When President Bush took office, there were 28 judicial emergency
vacancies. Now that number is 13, fewer than half.
Of course, we have made this progress even while
devoting extensive time and
attention to rebuilding the Justice Department in the wake of the
scandals of the Gonzales era and the Bush-Cheney administration.
At the beginning of this Congress, the Judiciary
Committee began its oversight efforts.
Over the next nine months, our efforts revealed a Department
of Justice gone awry.
The leadership crisis came more and more into view as I led a
bipartisan group of concerned Senators to consider the United States
Attorney firing scandal, a confrontation over the legality of the
administration’s warrantless wiretapping program, the untoward
political influence of the White House at the Department of Justice,
and the secret legal memos excusing all manner of excess and
subverting the rule of law.
What our efforts exposed was a crisis of leadership that took a
heavy toll on the tradition of independence that has long guided the
Justice Department and provided it with safe harbor from political
interference.
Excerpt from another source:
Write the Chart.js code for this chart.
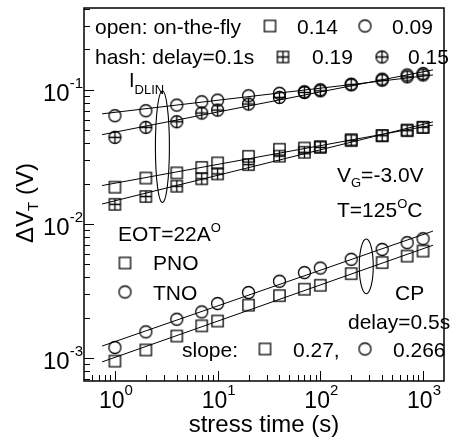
<!DOCTYPE html>
<html>
<head>
<meta charset="utf-8">
<script src="https://cdn.jsdelivr.net/npm/chart.js@4.4.1/dist/chart.umd.min.js"></script>
<style>
  html, body { margin: 0; padding: 0; background: #fff; }
  #wrap { width: 452px; height: 442px; }
</style>
</head>
<body>
<div id="wrap"><canvas id="c" width="452" height="442"></canvas></div>
<script>
// Stress times (s)
const stressTime = [1, 2, 4, 7, 10, 20, 40, 70, 100, 200, 400, 700, 1000];

// I_DLIN measurement, open = on-the-fly, hash = delay 0.1 s
const idlinOpenPNO = [0.0188, 0.0220, 0.0240, 0.0264, 0.0285, 0.0319, 0.0360, 0.0368, 0.0377, 0.0425, 0.0455, 0.0501, 0.0525];
const idlinOpenTNO = [0.0641, 0.0698, 0.0769, 0.0814, 0.0838, 0.0902, 0.0942, 0.0966, 0.1000, 0.1100, 0.1200, 0.1290, 0.1320];
const idlinHashPNO = [0.0140, 0.0160, 0.0191, 0.0217, 0.0236, 0.0277, 0.0320, 0.0342, 0.0372, 0.0418, 0.0455, 0.0496, 0.0525];
const idlinHashTNO = [0.0442, 0.0525, 0.0578, 0.0671, 0.0706, 0.0783, 0.0877, 0.0955, 0.0983, 0.1090, 0.1180, 0.1250, 0.1290];

// Charge pumping, delay 0.5 s
const cpPNO = [0.00095, 0.00115, 0.00146, 0.00174, 0.00189, 0.00248, 0.00292, 0.00326, 0.00349, 0.00426, 0.00515, 0.00576, 0.00628];
const cpTNO = [0.00120, 0.00157, 0.00195, 0.00221, 0.00255, 0.00308, 0.00374, 0.00434, 0.00469, 0.00545, 0.00646, 0.00725, 0.00776];

// Power-law slopes quoted in the annotations
const slopeOpenPNO = 0.14, slopeOpenTNO = 0.09;
const slopeHashPNO = 0.19, slopeHashTNO = 0.15;
const slopeCpPNO = 0.27, slopeCpTNO = 0.266;

// Axis ranges and tick labels
const xRange = [0.5, 1600];
const yRange = [6.75e-4, 0.407];
const xDecades = [0, 1, 2, 3];
const yDecades = [-1, -2, -3];
const fitSpan = [0.75, 1250];

const FONT = '"Liberation Sans", Arial, Helvetica, sans-serif';

// Marker glyphs: open square / circle, optionally with a plus through them
function makeMarker(shape, hashed) {
  const s = 17, m = s / 2;
  const c = document.createElement('canvas');
  c.width = s; c.height = s;
  const g = c.getContext('2d');
  g.strokeStyle = '#000';
  g.lineWidth = 1.3;
  const h = shape === 'square' ? 5.6 : 6;
  g.beginPath();
  if (shape === 'square') g.rect(m - h, m - h, 2 * h, 2 * h);
  else g.arc(m, m, h, 0, Math.PI * 2);
  if (hashed) {
    g.moveTo(m - h, m); g.lineTo(m + h, m);
    g.moveTo(m, m - h); g.lineTo(m, m + h);
  }
  g.stroke();
  return c;
}
const mkSquare = makeMarker('square', false);
const mkCircle = makeMarker('circle', false);
const mkSquareHash = makeMarker('square', true);
const mkCircleHash = makeMarker('circle', true);

function points(ys) { return stressTime.map((t, i) => ({ x: t, y: ys[i] })); }

// Least-squares intercept in log-log space for a given slope
function fitLine(ys, slope) {
  let sx = 0, sy = 0;
  stressTime.forEach((t, i) => { sx += Math.log10(t); sy += Math.log10(ys[i]); });
  const logA = sy / ys.length - slope * sx / ys.length;
  return fitSpan.map(t => ({ x: t, y: Math.pow(10, logA) * Math.pow(t, slope) }));
}

function scatterSet(ys, marker) {
  return { data: points(ys), showLine: false, pointStyle: marker, pointRadius: 7, pointHoverRadius: 7 };
}
function lineSet(ys, slope) {
  return { data: fitLine(ys, slope), showLine: true, borderColor: '#000', borderWidth: 1, pointRadius: 0, fill: false };
}

// Draws a run of text pieces [text, size, baselineShift] left to right
function rich(ctx, x, y, parts, align) {
  let w = 0;
  parts.forEach(p => { ctx.font = p[1] + 'px ' + FONT; w += ctx.measureText(p[0]).width; });
  let cx = align === 'center' ? x - w / 2 : align === 'right' ? x - w : x;
  ctx.textBaseline = 'alphabetic';
  ctx.textAlign = 'left';
  parts.forEach(p => {
    ctx.font = p[1] + 'px ' + FONT;
    ctx.fillText(p[0], cx, y + (p[2] || 0));
    cx += ctx.measureText(p[0]).width;
  });
}

function marker(ctx, img, x, y) {
  ctx.drawImage(img, x - img.width / 2, y - img.height / 2);
}

const framePlugin = {
  id: 'frame',
  beforeDatasetsDraw(chart) {
    const { ctx, chartArea: a, scales } = chart;
    const xs = scales.x, ys = scales.y;
    ctx.save();
    ctx.strokeStyle = '#000';
    ctx.lineWidth = 1.5;
    ctx.strokeRect(a.left, a.top, a.right - a.left, a.bottom - a.top);
    ctx.lineWidth = 1;
    ctx.beginPath();
    for (let e = -1; e <= 3; e++) {
      for (let m = 1; m <= 9; m++) {
        const v = m * Math.pow(10, e);
        if (v <= xRange[0] || v >= xRange[1]) continue;
        const px = Math.round(xs.getPixelForValue(v)) + 0.5;
        const len = m === 1 ? 10 : 6;
        ctx.moveTo(px, a.bottom); ctx.lineTo(px, a.bottom - len);
      }
    }
    for (let e = -4; e <= -1; e++) {
      for (let m = 1; m <= 9; m++) {
        const v = m * Math.pow(10, e);
        if (v <= yRange[0] || v >= yRange[1]) continue;
        const py = Math.round(ys.getPixelForValue(v)) + 0.5;
        const len = m === 1 ? 10 : 6;
        ctx.moveTo(a.left, py); ctx.lineTo(a.left + len, py);
      }
    }
    ctx.stroke();

    // Ellipses grouping the I_DLIN and CP data
    const ell = (xv, yTop, yBot, rx) => {
      const cx = xs.getPixelForValue(xv);
      const t = ys.getPixelForValue(yTop), b = ys.getPixelForValue(yBot);
      ctx.beginPath();
      ctx.ellipse(cx, (t + b) / 2, rx, (b - t) / 2, 0, 0, Math.PI * 2);
      ctx.stroke();
    };
    ctx.lineWidth = 1.1;
    ell(2.9, 0.098, 0.01445, 7);
    ell(280, 0.00773, 0.00302, 7);
    ctx.restore();
  },
  afterDraw(chart) {
    const { ctx, chartArea: a, scales } = chart;
    const xs = scales.x, ys = scales.y;
    ctx.save();
    ctx.fillStyle = '#000';

    // Tick labels
    xDecades.forEach(d => {
      rich(ctx, xs.getPixelForValue(Math.pow(10, d)) + 1, 408, [['10', 23], [String(d), 15, -13]], 'center');
    });
    yDecades.forEach(d => {
      const py = ys.getPixelForValue(Math.pow(10, d));
      rich(ctx, a.left - 1, py + 11, [['10', 24], [String(d), 15, -13]], 'right');
    });

    // Axis titles
    rich(ctx, (a.left + a.right) / 2, 432, [['stress time (s)', 24]], 'center');
    ctx.save();
    ctx.translate(33, 203);
    ctx.rotate(-Math.PI / 2);
    rich(ctx, 0, 0, [['\u0394V', 24], ['T', 15, 5], [' (V)', 24]], 'center');
    ctx.restore();

    // Header legend
    rich(ctx, 95, 34, [['open: on-the-fly', 21]]);
    marker(ctx, mkSquare, 270, 26);
    rich(ctx, 297, 34, [[String(slopeOpenPNO), 21]]);
    marker(ctx, mkCircle, 365, 26);
    rich(ctx, 392, 34, [[slopeOpenTNO.toFixed(2), 21]]);

    rich(ctx, 95, 64, [['hash: delay=0.1s', 21]]);
    marker(ctx, mkSquareHash, 283, 57);
    rich(ctx, 312, 64, [[String(slopeHashPNO), 21]]);
    marker(ctx, mkCircleHash, 382, 57);
    rich(ctx, 408, 64, [[String(slopeHashTNO), 21]]);

    // Annotations
    rich(ctx, 129, 87, [['I', 20], ['DLIN', 13, 7]]);
    rich(ctx, 337, 182, [['V', 21], ['G', 13, 5], ['=-3.0V', 21]]);
    rich(ctx, 337, 217, [['T=125', 21], ['O', 13, -9], ['C', 21]]);
    rich(ctx, 118, 241, [['EOT=22A', 21], ['O', 13, -9]]);
    marker(ctx, mkSquare, 125, 263);
    rich(ctx, 153, 270, [['PNO', 21]]);
    marker(ctx, mkCircle, 125, 292);
    rich(ctx, 153, 300, [['TNO', 21]]);
    rich(ctx, 395, 300, [['CP', 21]]);
    rich(ctx, 348, 329, [['delay=0.5s', 21]]);
    rich(ctx, 182, 357, [['slope:', 21]]);
    marker(ctx, mkSquare, 265, 349);
    rich(ctx, 293, 357, [[slopeCpPNO + ',', 21]]);
    marker(ctx, mkCircle, 365, 349);
    rich(ctx, 393, 357, [[String(slopeCpTNO), 21]]);
    ctx.restore();
  }
};

new Chart(document.getElementById('c'), {
  type: 'scatter',
  data: {
    datasets: [
      lineSet(idlinOpenTNO, slopeOpenTNO),
      lineSet(idlinHashTNO, slopeHashTNO),
      lineSet(idlinOpenPNO, slopeOpenPNO),
      lineSet(idlinHashPNO, slopeHashPNO),
      lineSet(cpTNO, slopeCpTNO),
      lineSet(cpPNO, slopeCpPNO),
      scatterSet(idlinOpenTNO, mkCircle),
      scatterSet(idlinHashTNO, mkCircleHash),
      scatterSet(idlinOpenPNO, mkSquare),
      scatterSet(idlinHashPNO, mkSquareHash),
      scatterSet(cpTNO, mkCircle),
      scatterSet(cpPNO, mkSquare)
    ]
  },
  options: {
    responsive: false,
    devicePixelRatio: 1,
    animation: false,
    layout: { padding: { left: 84, top: 7, right: 6, bottom: 61 } },
    plugins: { legend: { display: false }, tooltip: { enabled: false } },
    scales: {
      x: { type: 'logarithmic', min: xRange[0], max: xRange[1], bounds: 'data', display: false },
      y: { type: 'logarithmic', min: yRange[0], max: yRange[1], bounds: 'data', display: false }
    }
  },
  plugins: [framePlugin]
});
</script>
</body>
</html>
It shook
the confidence of the American people.
Through bipartisan efforts among those from both sides of the
aisle who care about federal law enforcement and the Department of
Justice, we joined together to press for accountability.
That resulted in a change in leadership at the Department,
with the resignations of the Attorney General and virtually all of
its highest-ranking officials, along with several high ranking White
House officials.
Earlier this month the Judiciary Committee held its ninth hearing to
restock and restore the leadership of the Department of Justice in
the last year alone, including confirmation hearings for the new
Attorney General, the new Deputy Attorney General, the new Associate
Attorney General, and so many others.
We have already
confirmed 35 executive nominations so far this Congress and are
poised to add to this total, having reported out of Committee this
month another six high level executive nominations, including the
nomination of Greg Garre to be Solicitor General of the United
States, one of the highest and most prestigious positions at the
Department of Justice, and of J. Patrick
Rowan to be the Assistant Attorney General in charge of the National
Security Division.
The
reduction in judicial vacancies is one of the few areas in which
conditions have actually improved over the last couple of years.
I wish we could say the same about unemployment or the price of gas
or food, or the condition of our financial markets and housing
markets. The
economy has experienced job losses every month this year and they
now total more than 650,000.
Compare the progress we have made on filling judicial
vacancies with what has happened to
cost of gasoline, food
prices, health care costs, inflation, the credit crisis, home
mortgages and the national debt. All those indicators have been
moving in the wrong direction, as is consumer confidence and the
percentage of Americans who see the country as on the wrong track.
The American
people are also best served by a Federal judiciary they can trust to
apply the law fairly regardless of who walks into the courtroom.
The judiciary is the one arm of our government that should
never be political or politicized, regardless of who sits in the
White House. I have continued to work in the waning days of this
Congress with Senators from both sides of the aisle to confirm an
extraordinary number of nominees late in the election year.
I will continue to work with the next President to ensure
that the Federal judiciary remains independent, and able to provide
justice to all Americans, without fear or favor.